Home on the Range

Published February 9, 2012

There’s no signage driving into Jalle. The rusted out Russian MIG to your left lets you know you’re close. A moment later, graceful crested cranes dart across your path and a few corrugated metal sheds appear along the road. Pieces of broken concrete keep the roof from blowing away in these high winds. This is the business district. Beyond that, goats roam between clusters of mud and thatch huts. Clearly I have been traveling in a space ship – time machine.

Out on our expansive, featureless building site, a distant dust devil offers the context my disoriented brain sought. Hot, dry and flat? Sounds like the plains of West Texas where I did my undergrad. This particular resemblance is thanks to the nearby dike that keeps the endless marshlands at bay during the dry season. As the wind whipped up the loose dirt, I could almost imagine that I was walking to class in a Lubbock dust storm. Except for instead of windmills on the horizon, there are tukuls. And while there isnt any cotton, there are cows and there is oil, both in the ground and in consumption.
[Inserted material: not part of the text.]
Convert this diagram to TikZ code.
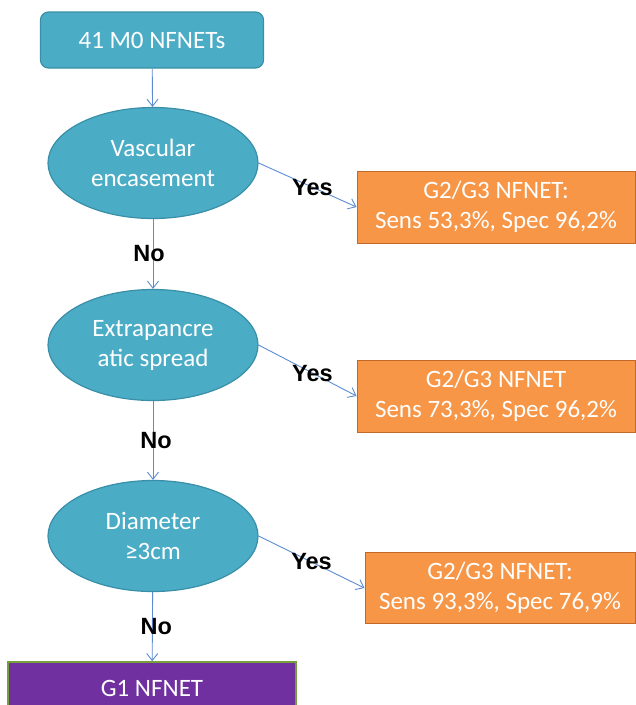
\documentclass[tikz,border=0pt]{standalone}
\usepackage{fontspec}
\setmainfont{Carlito}
\newfontfamily\lblfont{Liberation Sans}
\usetikzlibrary{shapes.geometric,arrows.meta}
\definecolor{aqua}{HTML}{4BACC6}
\definecolor{aquaedge}{HTML}{3A8FA8}
\definecolor{orng}{HTML}{F79646}
\definecolor{orngedge}{HTML}{C0692A}
\definecolor{purp}{HTML}{7030A0}
\definecolor{olive}{HTML}{77A03C}
\definecolor{arrowblue}{HTML}{5B8BD0}
\begin{document}
\begin{tikzpicture}[x=1pt,y=-1pt,
  txt/.style={text=white,font=\fontsize{25}{30}\selectfont,align=center,inner sep=0pt},
  startbox/.style={txt,draw=aquaedge,fill=aqua,line width=1.2pt,rounded corners=8pt,minimum width=223pt,minimum height=56pt},
  question/.style={txt,ellipse,draw=aquaedge,fill=aqua,line width=1.2pt,minimum width=210pt,minimum height=111pt},
  result/.style={txt,draw=orngedge,fill=orng,line width=1pt,minimum width=278pt,minimum height=72pt},
  final/.style={txt,draw=olive,fill=purp,line width=1.5pt,minimum width=288pt,minimum height=52pt},
  flow/.style={draw=arrowblue,line width=0.9pt,-{Straight Barb[length=7pt,width=11pt]}},
  lbl/.style={font=\lblfont\bfseries\fontsize{23.5}{26}\selectfont,inner sep=0pt}]
\useasboundingbox (0,0) rectangle (636,705);
\clip (0,0) rectangle (636,705);
% question ellipses down the left
\node[startbox] (start) at (152,40) {41 M0 NFNETs};
\node[question] (vasc) at (153,163) {Vascular\\encasement};
\node[question] (spread) at (153,345) {Extrapancre\\atic spread};
\node[question] (diam) at (153,536) {Diameter\\≥3cm};
\node[final] (g1) at (152,688) {G1 NFNET};
% results on the right
\node[result] (res1) at (496,207) {G2/G3 NFNET:\\Sens 53,3\%, Spec 96,2\%};
\node[result] (res2) at (496,396) {G2/G3 NFNET\\Sens 73,3\%, Spec 96,2\%};
\node[result,minimum width=270pt,minimum height=71pt] (res3) at (500,588) {G2/G3 NFNET:\\Sens 93,3\%, Spec 76,9\%};
% connectors
\draw[flow] (start) -- (vasc);
\draw[flow] (vasc) -- node[lbl,xshift=-4pt] {No} (spread);
\draw[flow] (spread) -- node[lbl,xshift=3pt] {No} (diam);
\draw[flow] (diam) -- node[lbl,xshift=4pt] {No} (g1);
\draw[flow] (vasc.east) -- node[lbl,pos=0.55] {Yes} (res1.west);
\draw[flow] (spread.east) -- node[lbl,pos=0.55] {Yes} (res2.west);
\draw[flow] (diam.east) -- node[lbl,pos=0.5] {Yes} (res3.west);
\end{tikzpicture}
\end{document}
South Sudan is entirely oil dependent and runs on noisy diesel generators. You know the commercial where the guy cranks up a smokey, sputtering lawn mower motor attached to his computer? That’s pretty much urban South Sudan in a nutshell. Though oil exploration in the rural Jalle region was abandoned at the onset of the war, the legendary White Nile Oil Company is rumored to return at any moment to resume the search. Traces of their infrastructure remain.

Cows, on the other hand, can be seen everywhere. A family’s wealth in Jalle is measured in cattle. South Sudan’s version of cowboys are young men in a second-hand clothes with automatic rifles – but no horses. They protect the cattle from thieves but don’t really have to herd them. Apparently South Sudanese cattle know when to come home and which home is theirs. Blake and I were dumbfounded by the idea of a cow with a built-in nav system. But sure enough, when the sun sank low, the cows crossed back over the dike where they’d been enjoying the green grass and lumbered toward their barns. We’ve decided that African cows are infinitely smarter than American cows.
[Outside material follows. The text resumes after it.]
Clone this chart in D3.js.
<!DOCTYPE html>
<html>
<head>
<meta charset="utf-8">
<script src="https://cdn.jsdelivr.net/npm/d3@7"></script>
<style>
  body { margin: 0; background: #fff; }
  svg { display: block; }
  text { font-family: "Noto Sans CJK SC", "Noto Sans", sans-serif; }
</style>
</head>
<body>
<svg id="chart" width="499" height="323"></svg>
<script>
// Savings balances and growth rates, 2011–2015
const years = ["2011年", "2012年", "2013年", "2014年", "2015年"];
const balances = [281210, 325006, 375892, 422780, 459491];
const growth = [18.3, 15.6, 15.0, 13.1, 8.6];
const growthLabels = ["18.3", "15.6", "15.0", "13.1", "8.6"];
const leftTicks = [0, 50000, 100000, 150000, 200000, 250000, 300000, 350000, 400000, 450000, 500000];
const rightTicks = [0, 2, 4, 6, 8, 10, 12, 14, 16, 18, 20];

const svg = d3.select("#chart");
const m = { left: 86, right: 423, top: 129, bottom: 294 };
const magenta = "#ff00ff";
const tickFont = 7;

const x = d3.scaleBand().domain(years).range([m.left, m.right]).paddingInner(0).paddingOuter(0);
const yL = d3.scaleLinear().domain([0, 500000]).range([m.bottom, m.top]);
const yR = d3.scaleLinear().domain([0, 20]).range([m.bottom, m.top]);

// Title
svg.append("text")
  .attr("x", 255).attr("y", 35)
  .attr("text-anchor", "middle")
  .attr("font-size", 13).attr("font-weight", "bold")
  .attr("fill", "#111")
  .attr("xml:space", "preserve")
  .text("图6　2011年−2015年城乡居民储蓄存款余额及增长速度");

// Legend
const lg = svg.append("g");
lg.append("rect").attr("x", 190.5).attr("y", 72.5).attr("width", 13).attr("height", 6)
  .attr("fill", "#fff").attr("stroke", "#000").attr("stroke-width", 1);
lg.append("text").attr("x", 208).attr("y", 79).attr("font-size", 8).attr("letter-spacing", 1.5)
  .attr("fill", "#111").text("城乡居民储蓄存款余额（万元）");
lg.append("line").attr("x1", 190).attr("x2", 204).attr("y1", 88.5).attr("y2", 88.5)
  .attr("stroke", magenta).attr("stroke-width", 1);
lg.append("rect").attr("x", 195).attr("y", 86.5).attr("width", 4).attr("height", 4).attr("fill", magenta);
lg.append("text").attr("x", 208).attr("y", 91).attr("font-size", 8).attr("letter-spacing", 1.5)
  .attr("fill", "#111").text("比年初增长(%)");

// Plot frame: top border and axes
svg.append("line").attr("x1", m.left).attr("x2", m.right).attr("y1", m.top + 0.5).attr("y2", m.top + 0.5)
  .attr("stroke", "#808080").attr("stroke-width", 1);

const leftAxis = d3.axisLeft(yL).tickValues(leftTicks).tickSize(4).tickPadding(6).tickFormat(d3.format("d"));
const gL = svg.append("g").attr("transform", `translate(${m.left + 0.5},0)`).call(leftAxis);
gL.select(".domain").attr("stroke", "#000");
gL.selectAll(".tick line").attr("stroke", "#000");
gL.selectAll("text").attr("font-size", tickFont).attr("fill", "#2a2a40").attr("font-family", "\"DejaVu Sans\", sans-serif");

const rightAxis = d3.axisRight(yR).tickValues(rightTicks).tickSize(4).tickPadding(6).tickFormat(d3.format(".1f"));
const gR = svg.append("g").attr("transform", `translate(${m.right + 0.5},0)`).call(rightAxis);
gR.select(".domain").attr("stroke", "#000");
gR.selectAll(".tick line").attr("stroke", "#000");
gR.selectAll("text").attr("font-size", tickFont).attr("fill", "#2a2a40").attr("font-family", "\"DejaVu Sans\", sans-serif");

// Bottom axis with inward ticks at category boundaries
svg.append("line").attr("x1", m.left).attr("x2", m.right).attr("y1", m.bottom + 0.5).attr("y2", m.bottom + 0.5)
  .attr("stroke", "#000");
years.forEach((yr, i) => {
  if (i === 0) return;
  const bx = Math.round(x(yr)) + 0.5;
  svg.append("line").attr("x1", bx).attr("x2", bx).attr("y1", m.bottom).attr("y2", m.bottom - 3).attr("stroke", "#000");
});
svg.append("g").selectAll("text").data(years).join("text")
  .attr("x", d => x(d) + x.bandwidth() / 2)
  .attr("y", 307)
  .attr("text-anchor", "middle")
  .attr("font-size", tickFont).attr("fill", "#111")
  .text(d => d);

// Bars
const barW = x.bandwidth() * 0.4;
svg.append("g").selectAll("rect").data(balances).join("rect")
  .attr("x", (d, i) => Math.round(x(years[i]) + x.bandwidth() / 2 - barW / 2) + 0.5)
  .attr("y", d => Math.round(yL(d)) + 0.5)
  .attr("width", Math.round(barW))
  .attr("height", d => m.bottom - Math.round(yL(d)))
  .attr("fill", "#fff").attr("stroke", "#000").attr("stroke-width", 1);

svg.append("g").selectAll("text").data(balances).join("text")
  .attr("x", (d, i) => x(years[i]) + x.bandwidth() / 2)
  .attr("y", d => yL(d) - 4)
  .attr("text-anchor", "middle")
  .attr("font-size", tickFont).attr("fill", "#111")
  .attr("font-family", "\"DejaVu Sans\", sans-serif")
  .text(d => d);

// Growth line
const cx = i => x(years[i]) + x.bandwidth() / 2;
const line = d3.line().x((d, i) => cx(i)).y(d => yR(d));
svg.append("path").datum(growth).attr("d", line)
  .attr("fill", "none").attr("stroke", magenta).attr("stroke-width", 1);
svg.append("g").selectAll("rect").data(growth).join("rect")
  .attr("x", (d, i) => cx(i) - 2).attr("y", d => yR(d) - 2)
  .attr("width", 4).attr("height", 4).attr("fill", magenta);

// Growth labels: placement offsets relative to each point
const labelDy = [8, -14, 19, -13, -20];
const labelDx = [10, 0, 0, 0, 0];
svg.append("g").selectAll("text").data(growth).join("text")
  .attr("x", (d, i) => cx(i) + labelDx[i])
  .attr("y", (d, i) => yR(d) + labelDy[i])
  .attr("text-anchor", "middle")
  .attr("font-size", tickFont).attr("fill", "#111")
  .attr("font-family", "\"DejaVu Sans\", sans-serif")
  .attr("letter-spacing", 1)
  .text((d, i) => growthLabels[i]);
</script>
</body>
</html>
People in Jalle laugh when I describe longhorn steers. Their bulls have horns that sweep straight up. The residents of Jalle aren’t so different from small-town West Texans. They are an incredibly friendly, tight-knit community where word travels fast. When an overheated Blake declined to dig in at the bishop’s luncheon, our concerned chaperone came to inquire after his health the next day. ‘Nothing worries them like when you dont eat,’ Blake explained. As for me, being the woman with the camera, everyone knew my adjusted name (Mary) by day 2. Strangers greeted me with an enthusiastic and bemused tone of recognition, the same tone you use in the states when you greet your buddy who did something hilariously stupid the night before. Having no idea what they were actually saying, all I could gather about my budding renown was one man who referred to me in English as ‘Mary, the mother of aaaall the children’. I’m assuming this was in reference to the comet-tail of kids that trailed me everywhere. I did have a number of women mistake blemishes for mosquitos bites (the Dinka all have perfect, even skin) and were particularly concerned by the bugs’ apparent affinity for my face. I found it was less embarrassing to simply nod in agreement.
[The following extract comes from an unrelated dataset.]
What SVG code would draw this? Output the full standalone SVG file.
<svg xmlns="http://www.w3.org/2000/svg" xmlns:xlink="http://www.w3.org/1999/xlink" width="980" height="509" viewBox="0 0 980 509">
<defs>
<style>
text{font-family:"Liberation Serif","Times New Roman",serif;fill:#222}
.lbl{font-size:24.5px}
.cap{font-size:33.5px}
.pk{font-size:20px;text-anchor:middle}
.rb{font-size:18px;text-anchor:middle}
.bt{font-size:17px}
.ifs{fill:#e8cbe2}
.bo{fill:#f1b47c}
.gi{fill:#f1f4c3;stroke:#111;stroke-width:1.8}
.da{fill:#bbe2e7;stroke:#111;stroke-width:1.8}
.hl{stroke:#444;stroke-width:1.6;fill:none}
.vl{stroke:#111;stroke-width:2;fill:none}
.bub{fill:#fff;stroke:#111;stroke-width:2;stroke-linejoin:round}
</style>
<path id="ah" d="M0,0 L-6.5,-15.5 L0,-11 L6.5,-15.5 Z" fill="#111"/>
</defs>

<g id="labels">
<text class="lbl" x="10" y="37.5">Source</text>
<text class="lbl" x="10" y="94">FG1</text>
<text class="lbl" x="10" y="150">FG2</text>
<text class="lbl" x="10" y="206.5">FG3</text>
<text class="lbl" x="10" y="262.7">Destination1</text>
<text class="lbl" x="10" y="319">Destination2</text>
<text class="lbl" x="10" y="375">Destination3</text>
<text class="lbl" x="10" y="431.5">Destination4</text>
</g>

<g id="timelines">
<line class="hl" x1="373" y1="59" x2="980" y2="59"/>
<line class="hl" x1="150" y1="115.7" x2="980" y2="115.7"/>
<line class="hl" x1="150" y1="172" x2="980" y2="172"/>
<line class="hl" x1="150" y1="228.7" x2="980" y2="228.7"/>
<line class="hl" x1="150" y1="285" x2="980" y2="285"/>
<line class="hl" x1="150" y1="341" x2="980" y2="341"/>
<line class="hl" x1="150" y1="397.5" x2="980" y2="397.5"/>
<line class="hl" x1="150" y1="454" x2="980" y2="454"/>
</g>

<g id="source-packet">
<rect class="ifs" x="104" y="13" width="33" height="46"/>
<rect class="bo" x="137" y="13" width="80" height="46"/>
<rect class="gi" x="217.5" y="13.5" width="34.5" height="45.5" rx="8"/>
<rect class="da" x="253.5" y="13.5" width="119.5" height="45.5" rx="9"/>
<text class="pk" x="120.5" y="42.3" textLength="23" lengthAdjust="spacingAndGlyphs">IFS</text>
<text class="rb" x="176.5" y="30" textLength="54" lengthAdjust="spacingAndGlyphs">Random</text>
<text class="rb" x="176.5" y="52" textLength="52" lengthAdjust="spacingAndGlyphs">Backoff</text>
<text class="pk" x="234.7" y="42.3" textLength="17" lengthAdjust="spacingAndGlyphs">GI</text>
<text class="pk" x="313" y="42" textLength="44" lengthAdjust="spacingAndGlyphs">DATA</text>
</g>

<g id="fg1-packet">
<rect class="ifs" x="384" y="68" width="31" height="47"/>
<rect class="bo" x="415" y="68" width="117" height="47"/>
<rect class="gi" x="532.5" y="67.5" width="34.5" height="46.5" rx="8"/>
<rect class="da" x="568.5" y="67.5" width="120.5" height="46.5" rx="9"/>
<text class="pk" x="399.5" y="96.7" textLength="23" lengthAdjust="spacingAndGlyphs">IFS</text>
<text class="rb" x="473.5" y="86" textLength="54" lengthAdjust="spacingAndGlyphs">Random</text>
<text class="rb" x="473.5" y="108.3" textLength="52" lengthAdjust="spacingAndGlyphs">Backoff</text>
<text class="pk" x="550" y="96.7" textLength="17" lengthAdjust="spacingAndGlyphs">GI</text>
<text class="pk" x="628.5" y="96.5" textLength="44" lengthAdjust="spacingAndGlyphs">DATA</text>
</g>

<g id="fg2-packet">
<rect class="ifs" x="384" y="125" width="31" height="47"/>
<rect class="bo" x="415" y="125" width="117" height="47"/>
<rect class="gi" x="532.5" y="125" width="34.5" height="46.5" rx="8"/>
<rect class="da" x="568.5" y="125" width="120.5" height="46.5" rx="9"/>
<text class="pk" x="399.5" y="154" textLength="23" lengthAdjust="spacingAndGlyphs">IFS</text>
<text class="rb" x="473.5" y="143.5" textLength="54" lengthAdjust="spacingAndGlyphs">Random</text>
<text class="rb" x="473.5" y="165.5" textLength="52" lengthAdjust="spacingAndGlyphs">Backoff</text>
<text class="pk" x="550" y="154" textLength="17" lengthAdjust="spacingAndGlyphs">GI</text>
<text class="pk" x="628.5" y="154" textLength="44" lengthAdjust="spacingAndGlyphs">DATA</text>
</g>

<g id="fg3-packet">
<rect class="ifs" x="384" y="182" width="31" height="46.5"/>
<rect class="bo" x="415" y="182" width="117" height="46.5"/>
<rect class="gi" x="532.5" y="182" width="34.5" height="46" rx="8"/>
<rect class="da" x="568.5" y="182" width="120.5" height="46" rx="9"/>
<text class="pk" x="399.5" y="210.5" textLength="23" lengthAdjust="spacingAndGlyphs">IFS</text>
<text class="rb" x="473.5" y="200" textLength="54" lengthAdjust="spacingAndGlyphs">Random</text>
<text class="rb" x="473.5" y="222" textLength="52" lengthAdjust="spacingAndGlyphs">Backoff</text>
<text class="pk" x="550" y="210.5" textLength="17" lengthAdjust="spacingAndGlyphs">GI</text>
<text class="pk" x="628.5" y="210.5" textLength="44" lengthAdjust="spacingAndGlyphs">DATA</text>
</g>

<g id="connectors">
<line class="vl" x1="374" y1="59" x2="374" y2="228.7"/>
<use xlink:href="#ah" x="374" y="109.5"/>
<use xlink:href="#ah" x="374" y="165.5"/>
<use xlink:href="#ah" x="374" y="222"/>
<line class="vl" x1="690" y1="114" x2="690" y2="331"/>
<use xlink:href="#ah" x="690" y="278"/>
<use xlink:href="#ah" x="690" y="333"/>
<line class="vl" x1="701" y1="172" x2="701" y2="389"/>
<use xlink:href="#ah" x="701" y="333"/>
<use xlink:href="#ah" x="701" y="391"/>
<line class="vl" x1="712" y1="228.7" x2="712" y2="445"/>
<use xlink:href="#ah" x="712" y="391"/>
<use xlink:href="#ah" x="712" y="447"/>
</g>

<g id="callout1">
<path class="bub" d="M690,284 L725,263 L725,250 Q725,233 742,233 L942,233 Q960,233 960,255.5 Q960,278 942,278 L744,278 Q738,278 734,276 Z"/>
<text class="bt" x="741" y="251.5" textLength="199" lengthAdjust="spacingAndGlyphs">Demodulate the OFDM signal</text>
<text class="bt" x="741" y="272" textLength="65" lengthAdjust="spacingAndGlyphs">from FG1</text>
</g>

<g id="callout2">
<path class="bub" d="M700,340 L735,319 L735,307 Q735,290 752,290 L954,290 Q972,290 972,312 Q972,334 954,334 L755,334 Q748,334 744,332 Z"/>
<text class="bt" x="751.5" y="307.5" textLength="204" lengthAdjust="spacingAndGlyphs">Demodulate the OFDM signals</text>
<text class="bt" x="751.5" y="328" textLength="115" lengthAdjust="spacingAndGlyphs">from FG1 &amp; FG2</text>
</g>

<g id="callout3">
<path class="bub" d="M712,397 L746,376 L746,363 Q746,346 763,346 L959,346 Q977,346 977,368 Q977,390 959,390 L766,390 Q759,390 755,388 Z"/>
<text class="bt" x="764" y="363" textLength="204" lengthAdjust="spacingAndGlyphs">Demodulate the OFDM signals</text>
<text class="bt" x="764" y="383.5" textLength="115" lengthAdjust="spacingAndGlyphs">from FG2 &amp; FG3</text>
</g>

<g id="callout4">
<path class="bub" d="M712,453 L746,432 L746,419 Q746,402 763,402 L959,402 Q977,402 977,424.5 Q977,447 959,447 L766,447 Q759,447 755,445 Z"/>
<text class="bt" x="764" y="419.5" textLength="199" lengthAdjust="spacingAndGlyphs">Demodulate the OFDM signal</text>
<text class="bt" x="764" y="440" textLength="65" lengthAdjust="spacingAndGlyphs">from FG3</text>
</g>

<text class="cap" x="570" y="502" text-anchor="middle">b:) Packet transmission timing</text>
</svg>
Finding these similarities dispelled my short-lived belief in space ship – time machines. Just like in West Texas, a long, hot day is rewarded with hazy swaths of color across the sky as the sun sets. However, I think African sunrises are my favorite. For those of you who know me and my distain for any hour before noon, I’m actually not lying. That first morning I stumbled sleepily out of the compound to find the village emerging from layers of golden haze. The sights and sounds of the village coming to life – the chorus of roosters, the tiny bleats of baby goats, the echoey calls of hawks – is something I will carry with me for the rest of my life.